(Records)
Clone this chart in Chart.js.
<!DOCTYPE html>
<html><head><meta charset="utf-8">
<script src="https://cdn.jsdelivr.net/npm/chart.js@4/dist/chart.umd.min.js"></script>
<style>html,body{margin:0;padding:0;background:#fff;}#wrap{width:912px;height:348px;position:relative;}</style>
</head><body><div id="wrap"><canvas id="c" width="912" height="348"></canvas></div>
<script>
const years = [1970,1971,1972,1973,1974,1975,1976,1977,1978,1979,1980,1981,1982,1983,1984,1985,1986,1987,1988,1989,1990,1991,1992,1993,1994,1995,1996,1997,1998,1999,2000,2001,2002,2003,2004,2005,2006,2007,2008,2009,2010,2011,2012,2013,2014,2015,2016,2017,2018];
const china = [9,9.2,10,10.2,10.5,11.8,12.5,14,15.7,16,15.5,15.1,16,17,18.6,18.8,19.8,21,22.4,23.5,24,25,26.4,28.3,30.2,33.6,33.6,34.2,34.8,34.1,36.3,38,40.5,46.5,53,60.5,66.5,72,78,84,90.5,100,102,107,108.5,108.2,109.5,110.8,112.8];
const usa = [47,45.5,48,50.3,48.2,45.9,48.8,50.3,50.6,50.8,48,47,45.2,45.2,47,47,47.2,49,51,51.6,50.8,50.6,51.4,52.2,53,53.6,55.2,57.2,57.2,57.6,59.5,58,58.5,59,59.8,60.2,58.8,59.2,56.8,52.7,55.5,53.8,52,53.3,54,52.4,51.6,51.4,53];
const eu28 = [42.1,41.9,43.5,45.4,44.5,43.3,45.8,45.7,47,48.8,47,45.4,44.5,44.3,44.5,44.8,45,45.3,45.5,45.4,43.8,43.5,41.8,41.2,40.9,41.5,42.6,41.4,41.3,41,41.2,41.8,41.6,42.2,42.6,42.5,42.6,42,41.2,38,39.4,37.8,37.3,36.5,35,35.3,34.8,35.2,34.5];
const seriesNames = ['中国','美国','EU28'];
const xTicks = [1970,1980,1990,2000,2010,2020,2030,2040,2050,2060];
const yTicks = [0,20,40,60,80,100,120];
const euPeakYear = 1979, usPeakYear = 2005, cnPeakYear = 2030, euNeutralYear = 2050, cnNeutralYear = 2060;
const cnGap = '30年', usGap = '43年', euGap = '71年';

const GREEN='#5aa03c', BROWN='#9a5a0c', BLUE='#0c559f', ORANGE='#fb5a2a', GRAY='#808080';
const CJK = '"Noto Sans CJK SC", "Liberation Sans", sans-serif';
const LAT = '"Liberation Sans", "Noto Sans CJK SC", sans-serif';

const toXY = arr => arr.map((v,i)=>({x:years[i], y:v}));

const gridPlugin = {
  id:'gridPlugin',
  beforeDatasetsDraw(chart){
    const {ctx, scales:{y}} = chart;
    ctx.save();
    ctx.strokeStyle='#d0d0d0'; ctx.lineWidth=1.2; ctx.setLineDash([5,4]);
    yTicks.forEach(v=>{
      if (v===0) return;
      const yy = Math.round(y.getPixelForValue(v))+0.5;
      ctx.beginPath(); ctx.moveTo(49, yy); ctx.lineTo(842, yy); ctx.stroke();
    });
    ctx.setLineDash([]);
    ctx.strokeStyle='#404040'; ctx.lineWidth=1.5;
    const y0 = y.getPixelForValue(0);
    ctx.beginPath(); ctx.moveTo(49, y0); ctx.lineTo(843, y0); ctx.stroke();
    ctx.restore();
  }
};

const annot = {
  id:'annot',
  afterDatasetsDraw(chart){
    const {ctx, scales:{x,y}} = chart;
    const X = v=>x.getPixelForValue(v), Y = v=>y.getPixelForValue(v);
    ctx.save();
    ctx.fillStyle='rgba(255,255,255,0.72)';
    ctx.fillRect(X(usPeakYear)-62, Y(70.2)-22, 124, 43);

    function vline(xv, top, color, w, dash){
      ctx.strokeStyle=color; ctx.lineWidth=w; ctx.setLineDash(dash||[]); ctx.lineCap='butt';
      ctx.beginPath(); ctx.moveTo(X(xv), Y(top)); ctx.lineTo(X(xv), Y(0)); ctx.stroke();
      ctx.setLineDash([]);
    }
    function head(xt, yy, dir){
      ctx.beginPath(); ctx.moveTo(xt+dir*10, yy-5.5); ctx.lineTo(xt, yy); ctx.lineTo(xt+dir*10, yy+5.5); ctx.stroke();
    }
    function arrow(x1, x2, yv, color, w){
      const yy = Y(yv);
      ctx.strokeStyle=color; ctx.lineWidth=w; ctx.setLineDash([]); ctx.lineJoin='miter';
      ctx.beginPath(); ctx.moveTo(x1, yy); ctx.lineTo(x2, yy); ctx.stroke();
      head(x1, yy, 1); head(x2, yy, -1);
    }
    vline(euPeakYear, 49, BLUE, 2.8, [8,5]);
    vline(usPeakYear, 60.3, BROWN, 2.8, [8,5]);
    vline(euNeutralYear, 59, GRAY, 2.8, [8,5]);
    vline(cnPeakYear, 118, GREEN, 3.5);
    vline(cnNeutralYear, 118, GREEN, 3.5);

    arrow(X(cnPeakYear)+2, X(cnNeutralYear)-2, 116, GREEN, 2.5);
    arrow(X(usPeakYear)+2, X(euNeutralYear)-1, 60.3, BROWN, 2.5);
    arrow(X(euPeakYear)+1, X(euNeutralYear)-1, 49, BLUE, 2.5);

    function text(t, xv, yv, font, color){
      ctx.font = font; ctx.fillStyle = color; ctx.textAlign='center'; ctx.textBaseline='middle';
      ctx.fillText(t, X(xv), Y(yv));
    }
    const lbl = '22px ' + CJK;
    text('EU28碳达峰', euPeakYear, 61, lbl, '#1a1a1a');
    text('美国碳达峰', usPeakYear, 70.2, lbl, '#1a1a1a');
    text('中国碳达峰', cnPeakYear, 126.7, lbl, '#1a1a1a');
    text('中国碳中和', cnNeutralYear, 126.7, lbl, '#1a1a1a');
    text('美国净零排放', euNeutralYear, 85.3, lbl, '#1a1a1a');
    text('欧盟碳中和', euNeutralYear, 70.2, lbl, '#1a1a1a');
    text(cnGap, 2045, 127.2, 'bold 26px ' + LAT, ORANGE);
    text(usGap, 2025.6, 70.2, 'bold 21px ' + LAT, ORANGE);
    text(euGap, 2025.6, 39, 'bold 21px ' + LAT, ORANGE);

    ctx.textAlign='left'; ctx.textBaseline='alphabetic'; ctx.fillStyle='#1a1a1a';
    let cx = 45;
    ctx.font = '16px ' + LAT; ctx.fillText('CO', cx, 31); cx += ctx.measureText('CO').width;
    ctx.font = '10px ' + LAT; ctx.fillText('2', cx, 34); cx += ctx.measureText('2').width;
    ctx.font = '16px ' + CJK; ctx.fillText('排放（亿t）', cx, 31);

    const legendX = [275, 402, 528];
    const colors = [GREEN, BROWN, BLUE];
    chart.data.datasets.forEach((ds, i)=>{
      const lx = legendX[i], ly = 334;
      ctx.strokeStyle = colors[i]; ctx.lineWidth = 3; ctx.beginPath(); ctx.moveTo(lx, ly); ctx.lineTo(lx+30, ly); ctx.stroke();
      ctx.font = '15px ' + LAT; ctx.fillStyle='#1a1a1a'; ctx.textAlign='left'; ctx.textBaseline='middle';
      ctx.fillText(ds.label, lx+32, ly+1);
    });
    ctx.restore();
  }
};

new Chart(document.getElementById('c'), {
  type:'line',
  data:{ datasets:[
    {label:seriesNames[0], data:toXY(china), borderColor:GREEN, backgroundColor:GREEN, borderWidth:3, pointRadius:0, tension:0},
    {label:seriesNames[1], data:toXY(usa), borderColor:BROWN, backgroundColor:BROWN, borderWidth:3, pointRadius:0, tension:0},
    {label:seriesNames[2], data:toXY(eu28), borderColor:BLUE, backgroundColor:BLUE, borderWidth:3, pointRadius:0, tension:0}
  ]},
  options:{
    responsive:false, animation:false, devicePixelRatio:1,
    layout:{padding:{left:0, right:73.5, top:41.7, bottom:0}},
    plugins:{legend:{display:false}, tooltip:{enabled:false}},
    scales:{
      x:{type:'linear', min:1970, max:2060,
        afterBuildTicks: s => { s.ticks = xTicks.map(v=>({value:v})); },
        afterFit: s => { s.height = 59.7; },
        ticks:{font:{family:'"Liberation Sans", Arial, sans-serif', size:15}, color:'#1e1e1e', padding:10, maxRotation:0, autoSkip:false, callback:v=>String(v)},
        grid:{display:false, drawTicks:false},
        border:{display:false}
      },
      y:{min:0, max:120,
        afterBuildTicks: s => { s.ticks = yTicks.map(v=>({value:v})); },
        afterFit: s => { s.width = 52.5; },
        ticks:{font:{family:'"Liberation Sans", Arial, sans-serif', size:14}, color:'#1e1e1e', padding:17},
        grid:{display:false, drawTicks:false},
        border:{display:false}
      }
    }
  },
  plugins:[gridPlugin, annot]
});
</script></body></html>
==
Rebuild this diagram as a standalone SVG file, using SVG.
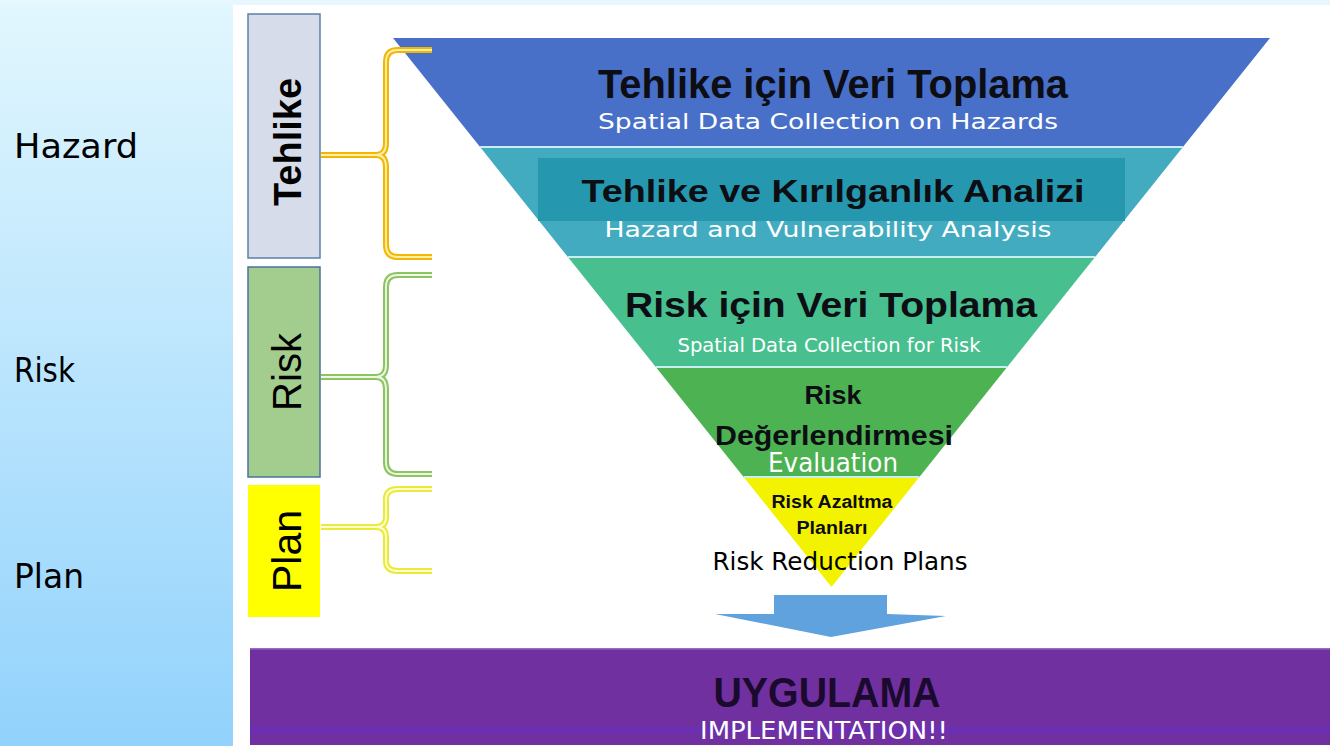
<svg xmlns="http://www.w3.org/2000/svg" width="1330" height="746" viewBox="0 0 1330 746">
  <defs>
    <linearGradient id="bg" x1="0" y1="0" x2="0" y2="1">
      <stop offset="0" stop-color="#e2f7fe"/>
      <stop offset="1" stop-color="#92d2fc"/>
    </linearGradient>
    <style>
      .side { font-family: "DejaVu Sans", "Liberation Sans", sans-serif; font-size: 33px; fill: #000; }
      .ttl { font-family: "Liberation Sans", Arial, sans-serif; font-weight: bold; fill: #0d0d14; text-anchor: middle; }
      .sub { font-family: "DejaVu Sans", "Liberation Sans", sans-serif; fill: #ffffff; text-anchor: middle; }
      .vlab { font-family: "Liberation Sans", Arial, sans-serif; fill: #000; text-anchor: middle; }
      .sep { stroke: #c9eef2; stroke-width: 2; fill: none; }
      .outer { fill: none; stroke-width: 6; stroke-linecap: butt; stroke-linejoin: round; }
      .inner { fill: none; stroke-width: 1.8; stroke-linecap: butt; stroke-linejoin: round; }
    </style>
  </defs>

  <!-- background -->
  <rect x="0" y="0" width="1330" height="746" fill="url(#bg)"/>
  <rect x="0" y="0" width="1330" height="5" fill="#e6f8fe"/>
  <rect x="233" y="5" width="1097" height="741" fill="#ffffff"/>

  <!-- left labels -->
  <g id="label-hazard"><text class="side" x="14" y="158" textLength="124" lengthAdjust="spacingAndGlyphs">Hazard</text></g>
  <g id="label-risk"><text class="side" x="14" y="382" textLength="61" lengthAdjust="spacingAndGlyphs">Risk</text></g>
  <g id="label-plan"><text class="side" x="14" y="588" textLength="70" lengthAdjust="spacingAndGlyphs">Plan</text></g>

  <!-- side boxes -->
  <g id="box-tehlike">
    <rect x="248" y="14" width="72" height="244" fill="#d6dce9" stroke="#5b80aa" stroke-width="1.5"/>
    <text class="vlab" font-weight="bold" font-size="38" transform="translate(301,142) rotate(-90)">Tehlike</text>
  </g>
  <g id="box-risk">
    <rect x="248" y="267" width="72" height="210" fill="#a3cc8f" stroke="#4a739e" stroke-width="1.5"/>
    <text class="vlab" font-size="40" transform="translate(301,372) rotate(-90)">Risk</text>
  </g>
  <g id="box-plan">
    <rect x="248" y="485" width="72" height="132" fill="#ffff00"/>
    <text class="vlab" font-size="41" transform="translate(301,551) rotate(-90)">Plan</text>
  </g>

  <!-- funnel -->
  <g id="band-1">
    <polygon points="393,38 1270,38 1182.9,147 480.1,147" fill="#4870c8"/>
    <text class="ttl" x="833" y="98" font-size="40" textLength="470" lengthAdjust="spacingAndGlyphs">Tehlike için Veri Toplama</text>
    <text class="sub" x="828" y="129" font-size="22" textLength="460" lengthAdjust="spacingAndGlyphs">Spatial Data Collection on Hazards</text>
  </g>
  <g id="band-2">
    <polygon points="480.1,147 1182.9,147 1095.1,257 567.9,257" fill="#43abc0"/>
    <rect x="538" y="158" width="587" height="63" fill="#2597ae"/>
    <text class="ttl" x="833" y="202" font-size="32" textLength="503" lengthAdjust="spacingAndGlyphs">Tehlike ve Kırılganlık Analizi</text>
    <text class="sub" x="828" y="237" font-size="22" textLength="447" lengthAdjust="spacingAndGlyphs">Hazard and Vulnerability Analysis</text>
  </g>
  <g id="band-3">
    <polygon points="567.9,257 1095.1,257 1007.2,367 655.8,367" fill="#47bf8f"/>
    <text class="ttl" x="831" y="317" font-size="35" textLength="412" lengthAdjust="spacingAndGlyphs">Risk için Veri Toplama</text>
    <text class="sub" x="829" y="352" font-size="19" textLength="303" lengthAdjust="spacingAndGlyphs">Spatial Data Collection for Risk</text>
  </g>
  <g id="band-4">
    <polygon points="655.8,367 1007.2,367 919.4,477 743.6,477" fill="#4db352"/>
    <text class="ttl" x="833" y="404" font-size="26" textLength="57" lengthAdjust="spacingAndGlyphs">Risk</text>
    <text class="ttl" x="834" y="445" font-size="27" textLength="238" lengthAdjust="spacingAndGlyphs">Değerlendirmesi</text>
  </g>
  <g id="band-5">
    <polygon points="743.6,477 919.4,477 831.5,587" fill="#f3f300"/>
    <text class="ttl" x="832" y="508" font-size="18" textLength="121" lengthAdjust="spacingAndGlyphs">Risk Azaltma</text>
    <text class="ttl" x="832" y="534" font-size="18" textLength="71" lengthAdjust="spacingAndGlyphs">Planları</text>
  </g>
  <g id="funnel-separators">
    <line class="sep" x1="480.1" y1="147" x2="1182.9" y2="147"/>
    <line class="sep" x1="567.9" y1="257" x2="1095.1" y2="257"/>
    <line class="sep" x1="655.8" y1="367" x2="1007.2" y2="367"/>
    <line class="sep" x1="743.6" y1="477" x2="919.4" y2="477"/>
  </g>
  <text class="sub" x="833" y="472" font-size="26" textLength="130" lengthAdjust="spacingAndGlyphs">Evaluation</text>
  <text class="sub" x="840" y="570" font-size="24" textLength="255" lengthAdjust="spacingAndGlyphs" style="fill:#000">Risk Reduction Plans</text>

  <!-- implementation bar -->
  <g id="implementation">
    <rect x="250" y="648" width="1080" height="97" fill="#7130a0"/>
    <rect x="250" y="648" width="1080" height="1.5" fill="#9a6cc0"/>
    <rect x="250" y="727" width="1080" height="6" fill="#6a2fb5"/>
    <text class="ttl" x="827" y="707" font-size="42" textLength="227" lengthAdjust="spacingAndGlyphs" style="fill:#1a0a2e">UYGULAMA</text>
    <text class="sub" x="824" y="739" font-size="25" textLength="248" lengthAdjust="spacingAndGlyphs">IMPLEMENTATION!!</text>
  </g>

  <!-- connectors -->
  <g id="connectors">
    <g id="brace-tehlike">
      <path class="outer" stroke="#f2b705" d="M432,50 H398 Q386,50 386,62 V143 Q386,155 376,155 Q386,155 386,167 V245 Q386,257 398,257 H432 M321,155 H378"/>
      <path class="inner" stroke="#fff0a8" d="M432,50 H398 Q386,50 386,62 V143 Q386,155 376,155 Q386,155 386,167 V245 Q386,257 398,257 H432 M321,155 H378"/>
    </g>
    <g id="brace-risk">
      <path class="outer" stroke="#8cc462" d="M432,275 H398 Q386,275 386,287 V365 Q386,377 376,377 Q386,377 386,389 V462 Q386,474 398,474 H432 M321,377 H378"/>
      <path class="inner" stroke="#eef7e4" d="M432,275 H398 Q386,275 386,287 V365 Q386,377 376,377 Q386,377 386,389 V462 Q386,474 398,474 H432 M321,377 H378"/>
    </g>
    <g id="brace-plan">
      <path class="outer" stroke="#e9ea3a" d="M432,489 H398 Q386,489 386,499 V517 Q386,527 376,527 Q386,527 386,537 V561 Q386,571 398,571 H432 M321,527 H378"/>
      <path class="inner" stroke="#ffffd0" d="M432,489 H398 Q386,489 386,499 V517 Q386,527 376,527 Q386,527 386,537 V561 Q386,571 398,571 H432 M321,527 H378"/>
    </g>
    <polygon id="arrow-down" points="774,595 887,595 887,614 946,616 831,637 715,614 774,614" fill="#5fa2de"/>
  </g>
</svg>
---
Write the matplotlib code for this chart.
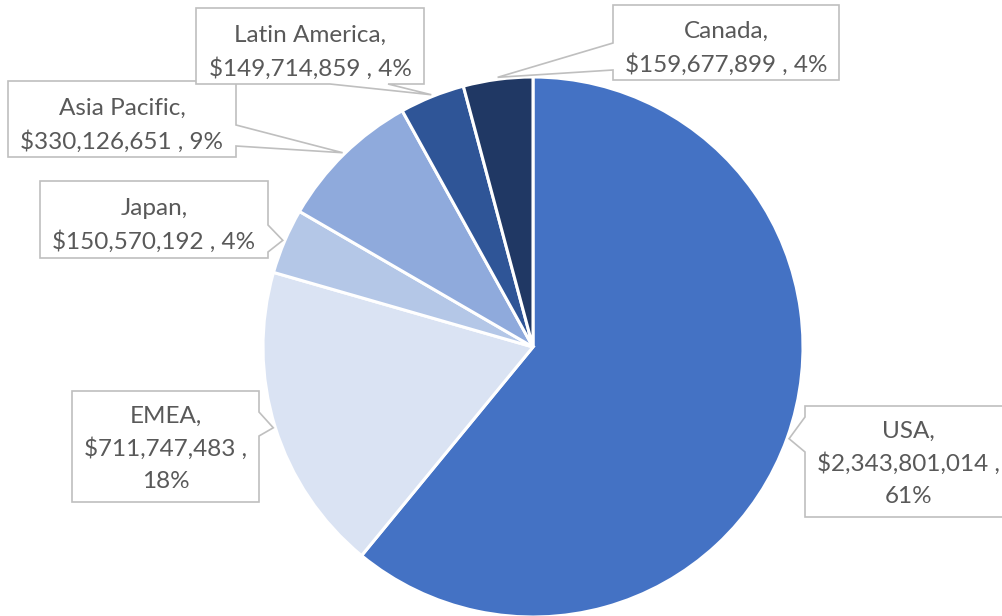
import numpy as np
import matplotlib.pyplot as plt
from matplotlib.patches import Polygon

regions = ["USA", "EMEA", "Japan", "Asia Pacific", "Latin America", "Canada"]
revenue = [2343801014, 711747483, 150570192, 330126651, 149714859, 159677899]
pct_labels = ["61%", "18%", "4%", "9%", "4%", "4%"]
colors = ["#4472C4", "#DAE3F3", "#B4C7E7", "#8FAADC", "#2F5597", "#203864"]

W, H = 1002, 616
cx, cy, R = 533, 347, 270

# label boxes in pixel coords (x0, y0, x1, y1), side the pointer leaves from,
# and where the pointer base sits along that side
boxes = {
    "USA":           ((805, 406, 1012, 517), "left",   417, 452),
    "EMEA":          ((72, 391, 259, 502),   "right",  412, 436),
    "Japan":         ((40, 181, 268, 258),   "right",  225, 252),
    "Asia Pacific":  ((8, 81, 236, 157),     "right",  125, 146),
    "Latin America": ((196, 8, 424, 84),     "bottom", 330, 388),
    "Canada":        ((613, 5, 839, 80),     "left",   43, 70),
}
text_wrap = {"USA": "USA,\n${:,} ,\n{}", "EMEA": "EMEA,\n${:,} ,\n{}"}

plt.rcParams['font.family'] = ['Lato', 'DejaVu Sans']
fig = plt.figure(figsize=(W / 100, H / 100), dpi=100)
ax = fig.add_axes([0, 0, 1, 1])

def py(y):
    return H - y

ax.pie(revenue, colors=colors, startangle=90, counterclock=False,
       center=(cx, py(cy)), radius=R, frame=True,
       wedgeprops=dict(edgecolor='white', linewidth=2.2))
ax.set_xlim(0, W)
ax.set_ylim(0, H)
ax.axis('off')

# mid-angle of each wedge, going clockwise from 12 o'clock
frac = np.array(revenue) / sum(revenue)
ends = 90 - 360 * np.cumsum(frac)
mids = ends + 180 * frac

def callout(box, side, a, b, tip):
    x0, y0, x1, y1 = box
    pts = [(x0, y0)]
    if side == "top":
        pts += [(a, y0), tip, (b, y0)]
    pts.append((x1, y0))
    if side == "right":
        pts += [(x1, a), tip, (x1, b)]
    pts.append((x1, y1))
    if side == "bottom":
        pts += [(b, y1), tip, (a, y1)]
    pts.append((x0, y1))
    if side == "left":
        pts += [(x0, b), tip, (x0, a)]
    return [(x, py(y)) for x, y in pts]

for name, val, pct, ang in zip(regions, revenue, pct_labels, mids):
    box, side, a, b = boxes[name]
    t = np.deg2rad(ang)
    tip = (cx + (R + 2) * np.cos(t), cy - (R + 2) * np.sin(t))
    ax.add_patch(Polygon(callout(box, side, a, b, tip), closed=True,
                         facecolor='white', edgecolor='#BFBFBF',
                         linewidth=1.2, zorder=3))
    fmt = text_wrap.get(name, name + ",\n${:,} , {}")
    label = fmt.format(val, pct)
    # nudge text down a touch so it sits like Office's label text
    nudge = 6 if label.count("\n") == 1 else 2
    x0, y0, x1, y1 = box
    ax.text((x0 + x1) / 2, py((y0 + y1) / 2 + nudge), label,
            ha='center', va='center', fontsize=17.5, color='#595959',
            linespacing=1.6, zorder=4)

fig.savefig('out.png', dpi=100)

(The problem) Starting with the line that contains "Clone this chart in Chart.js.", repeat each line exactly, and stop once the line that contains "const toXY = arr" has been repeated.

(Task answer)
Clone this chart in Chart.js.
<!DOCTYPE html>
<html><head><meta charset="utf-8">
<script src="https://cdn.jsdelivr.net/npm/chart.js@4/dist/chart.umd.min.js"></script>
<style>html,body{margin:0;padding:0;background:#fff;}#wrap{width:912px;height:348px;position:relative;}</style>
</head><body><div id="wrap"><canvas id="c" width="912" height="348"></canvas></div>
<script>
const years = [1970,1971,1972,1973,1974,1975,1976,1977,1978,1979,1980,1981,1982,1983,1984,1985,1986,1987,1988,1989,1990,1991,1992,1993,1994,1995,1996,1997,1998,1999,2000,2001,2002,2003,2004,2005,2006,2007,2008,2009,2010,2011,2012,2013,2014,2015,2016,2017,2018];
const china = [9,9.2,10,10.2,10.5,11.8,12.5,14,15.7,16,15.5,15.1,16,17,18.6,18.8,19.8,21,22.4,23.5,24,25,26.4,28.3,30.2,33.6,33.6,34.2,34.8,34.1,36.3,38,40.5,46.5,53,60.5,66.5,72,78,84,90.5,100,102,107,108.5,108.2,109.5,110.8,112.8];
const usa = [47,45.5,48,50.3,48.2,45.9,48.8,50.3,50.6,50.8,48,47,45.2,45.2,47,47,47.2,49,51,51.6,50.8,50.6,51.4,52.2,53,53.6,55.2,57.2,57.2,57.6,59.5,58,58.5,59,59.8,60.2,58.8,59.2,56.8,52.7,55.5,53.8,52,53.3,54,52.4,51.6,51.4,53];
const eu28 = [42.1,41.9,43.5,45.4,44.5,43.3,45.8,45.7,47,48.8,47,45.4,44.5,44.3,44.5,44.8,45,45.3,45.5,45.4,43.8,43.5,41.8,41.2,40.9,41.5,42.6,41.4,41.3,41,41.2,41.8,41.6,42.2,42.6,42.5,42.6,42,41.2,38,39.4,37.8,37.3,36.5,35,35.3,34.8,35.2,34.5];
const seriesNames = ['中国','美国','EU28'];
const xTicks = [1970,1980,1990,2000,2010,2020,2030,2040,2050,2060];
const yTicks = [0,20,40,60,80,100,120];
const euPeakYear = 1979, usPeakYear = 2005, cnPeakYear = 2030, euNeutralYear = 2050, cnNeutralYear = 2060;
const cnGap = '30年', usGap = '43年', euGap = '71年';

const GREEN='#5aa03c', BROWN='#9a5a0c', BLUE='#0c559f', ORANGE='#fb5a2a', GRAY='#808080';
const CJK = '"Noto Sans CJK SC", "Liberation Sans", sans-serif';
const LAT = '"Liberation Sans", "Noto Sans CJK SC", sans-serif';

const toXY = arr => arr.map((v,i)=>({x:years[i], y:v}));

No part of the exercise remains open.